MANILA, Philippines — With the Bangko Sentral ng Pilipinas (BSP) now beginning its widely anticipated easing cycle, Filipino consumers grappling with high borrowing costs can expect some respite, according to Metrobank.
Marian Monette Florendo, research and business analytics officer at Metrobank’s financial markets sector, said the monetary policy shift will have far-reaching effects on the Philippine economy, particularly in stimulating private consumption and investments.
“The policy easing is expected to translate into lower rate caps for credit cards. This could provide immediate relief to consumers burdened by high-interest credit card debt,” she said.
She said that as policy rates decline, loan rates will likely decrease as well. This creates opportunities for Filipinos to secure new loans at more favorable rates or to renegotiate better terms for their existing loans.
Florendo also said that lower interest rates could increase purchasing power, which could stimulate private consumption and investment.
“Lower loan rates could free up cash flow for households, allowing them to either pay existing debt more quickly or rebuild their savings,” she said.
“The combination of lower policy rates and easing inflation is anticipated to provide support for both private consumption and investments, potentially reversing the adverse effects of prolonged high interest rates,” Florendo said.
The BSP slashed interest rates by 25 basis points during its policy review in August, marking the central bank’s first rate reduction in nearly four years or since November 2020.
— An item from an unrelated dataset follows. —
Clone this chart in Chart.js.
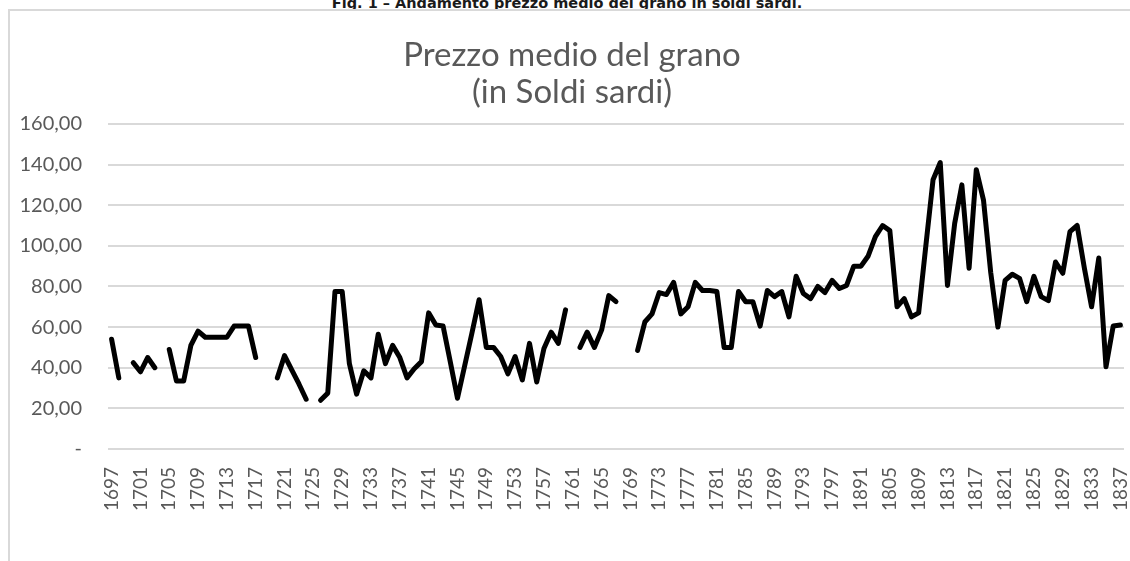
<!DOCTYPE html>
<html>
<head>
<meta charset="utf-8">
<script src="https://cdn.jsdelivr.net/npm/chart.js@4.4.1/dist/chart.umd.min.js"></script>
<style>
    html, body { margin: 0; padding: 0; background: #ffffff; overflow: hidden; }
    #wrap { position: relative; width: 1130px; height: 561px; }
    #caption {
        position: absolute; left: 0; top: -5px; width: 1134px;
        text-align: center; font-family: 'DejaVu Sans', sans-serif;
        font-size: 14.5px; font-weight: bold; color: #1a1a1a; white-space: nowrap;
        line-height: 17px;
    }
    #frame {
        position: absolute; left: 8px; top: 9px; width: 1140px; height: 600px;
        border: 2px solid #d9d9d9; box-sizing: border-box;
    }
    #prezzoChart { position: absolute; left: 0; top: 0; }
</style>
</head>
<body>
<div id="wrap">
    <div id="caption">Fig. 1 – Andamento prezzo medio del grano in soldi sardi.</div>
    <div id="frame"></div>
    <canvas id="prezzoChart" width="1130" height="561"></canvas>
</div>
<script>
// anni (categorie)
const anni = [
    1697, 1698, 1699, 1700, 1701, 1702, 1703, 1704, 1705, 1706,
    1707, 1708, 1709, 1710, 1711, 1712, 1713, 1714, 1715, 1716,
    1717, 1718, 1719, 1720, 1721, 1722, 1723, 1724, 1725, 1726,
    1727, 1728, 1729, 1730, 1731, 1732, 1733, 1734, 1735, 1736,
    1737, 1738, 1739, 1740, 1741, 1742, 1743, 1744, 1745, 1746,
    1747, 1748, 1749, 1750, 1751, 1752, 1753, 1754, 1755, 1756,
    1757, 1758, 1759, 1760, 1761, 1762, 1763, 1764, 1765, 1766,
    1767, 1768, 1769, 1770, 1771, 1772, 1773, 1774, 1775, 1776,
    1777, 1778, 1779, 1780, 1781, 1782, 1783, 1784, 1785, 1786,
    1787, 1788, 1789, 1790, 1791, 1792, 1793, 1794, 1795, 1796,
    1797, 1798, 1799, 1800, 1801, 1802, 1803, 1804, 1805, 1806,
    1807, 1808, 1809, 1810, 1811, 1812, 1813, 1814, 1815, 1816,
    1817, 1818, 1819, 1820, 1821, 1822, 1823, 1824, 1825, 1826,
    1827, 1828, 1829, 1830, 1831, 1832, 1833, 1834, 1835, 1836,
    1837
];

// etichette dell'asse (una ogni 4 anni, come nell'originale)
const etichetteAsse = [
    '1697', '1701', '1705', '1709', '1713', '1717', '1721', '1725', '1729',
    '1733', '1737', '1741', '1745', '1749', '1753', '1757', '1761', '1765',
    '1769', '1773', '1777', '1781', '1785', '1789', '1793', '1797', '1891',
    '1805', '1809', '1813', '1817', '1821', '1825', '1829', '1833', '1837'
];

// prezzo medio del grano in soldi sardi (null = dato mancante)
const prezzi = [
    54, 35, null, 42.5, 38, 45, 40, null, 49, 33.5,
    33.5, 51, 58, 55, 55, 55, 55, 60.5, 60.5, 60.5,
    45, null, null, 35, 46, 39, 32, 24.5, null, 24,
    27.5, 77.5, 77.5, 42, 27, 38.5, 35, 56.5, 42, 51,
    45, 35, 39.5, 43, 67, 61, 60.5, 43, 25, 41,
    57, 73.5, 50, 50, 45.5, 37, 45.5, 34, 52, 33,
    49.5, 57.5, 52, 68.5, null, 50, 57.5, 50, 58.5, 75.5,
    72.5, null, null, 48.5, 62.5, 66.5, 77, 76, 82, 66.5,
    70, 82, 78, 78, 77.5, 50, 50, 77.5, 72.5, 72.5,
    60.5, 78, 75, 77.5, 65, 85, 76.5, 74, 80, 77,
    83, 79, 80.5, 90, 90, 95, 104.5, 110, 107.5, 70,
    74, 65, 67, 100, 132.5, 141, 80.5, 111, 130, 89,
    137.5, 122.5, 87, 60, 83, 86, 84, 72.5, 85, 75,
    73, 92, 86.5, 107, 110, 89, 70, 94, 40.5, 60.5,
    61
];

const grigioTesto = '#595959';
const grigioGriglia = '#d9d9d9';

function formattaValore(v) {
    if (v === 0) return '-';
    return v.toFixed(2).replace('.', ',');
}

const ctx = document.getElementById('prezzoChart').getContext('2d');
new Chart(ctx, {
    type: 'line',
    data: {
        labels: anni,
        datasets: [{
            label: 'Prezzo medio',
            data: prezzi,
            borderColor: '#000000',
            borderWidth: 5,
            borderCapStyle: 'round',
            borderJoinStyle: 'round',
            pointRadius: 0,
            tension: 0,
            spanGaps: false
        }]
    },
    options: {
        responsive: false,
        animation: false,
        layout: {
            padding: { left: 20, right: 6, top: 37, bottom: 0 }
        },
        plugins: {
            legend: { display: false },
            tooltip: { enabled: false },
            title: {
                display: true,
                text: ['Prezzo medio del grano', '(in Soldi sardi)'],
                color: grigioTesto,
                font: { family: 'Lato', size: 33, weight: 'normal', lineHeight: 1.12 },
                padding: { top: 0, bottom: 13 }
            }
        },
        scales: {
            x: {
                offset: true,
                grid: { display: false, drawTicks: false },
                border: { display: false },
                ticks: {
                    autoSkip: false,
                    maxRotation: 90,
                    minRotation: 90,
                    padding: 18,
                    color: grigioTesto,
                    font: { family: 'Lato', size: 19 },
                    callback: function(value, index) {
                        return index % 4 === 0 ? etichetteAsse[index / 4] : null;
                    }
                },
                afterFit: function(scale) {
                    scale.height = 112;
                    scale.paddingLeft = 0;
                    scale.paddingRight = 0;
                }
            },
            y: {
                min: 0,
                max: 160,
                grid: { color: grigioGriglia, lineWidth: 2, drawTicks: false },
                border: { display: false },
                ticks: {
                    stepSize: 20,
                    padding: 26,
                    color: grigioTesto,
                    font: { family: 'Lato', size: 20 },
                    callback: function(value) {
                        return formattaValore(value);
                    }
                },
                afterFit: function(scale) {
                    scale.width = 88;
                }
            }
        }
    }
});
</script>
</body>
</html>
Prior to the cut, the BSP kept its key policy rate unchanged for six consecutive meetings since November 2023. From May 2022 to October 2023, the central bank increased rates by a total of 450 basis points in an effort to quell inflation.
According to Florendo, Metrobank sees two more possible rate cuts this year, bringing the key interest rate down to 5.75 percent and further to five percent by 2025.
Inflation is also projected to moderate as the bank expects inflation to hit full-year averages of 3.3 percent this year and 3.1 percent next year.
The forecasts are supported by the expected moderation of rice prices due to government policies as well as a balanced assessment of other inflation risks, she said.
Florendo said that as the BSP’s policy easing takes effect, Filipinos could expect a more favorable economic environment.
“Lower interest rates, combined with easing inflation, are set to provide much-needed relief to consumers, potentially spurring increased spending and investment,” she said.
“This shift in monetary policy could be the catalyst needed to reinvigorate the Philippine economy, offering a brighter financial future for its citizens,” she said.
The BSP will have two more policy reviews this year on Oct. 17 and Dec. 19.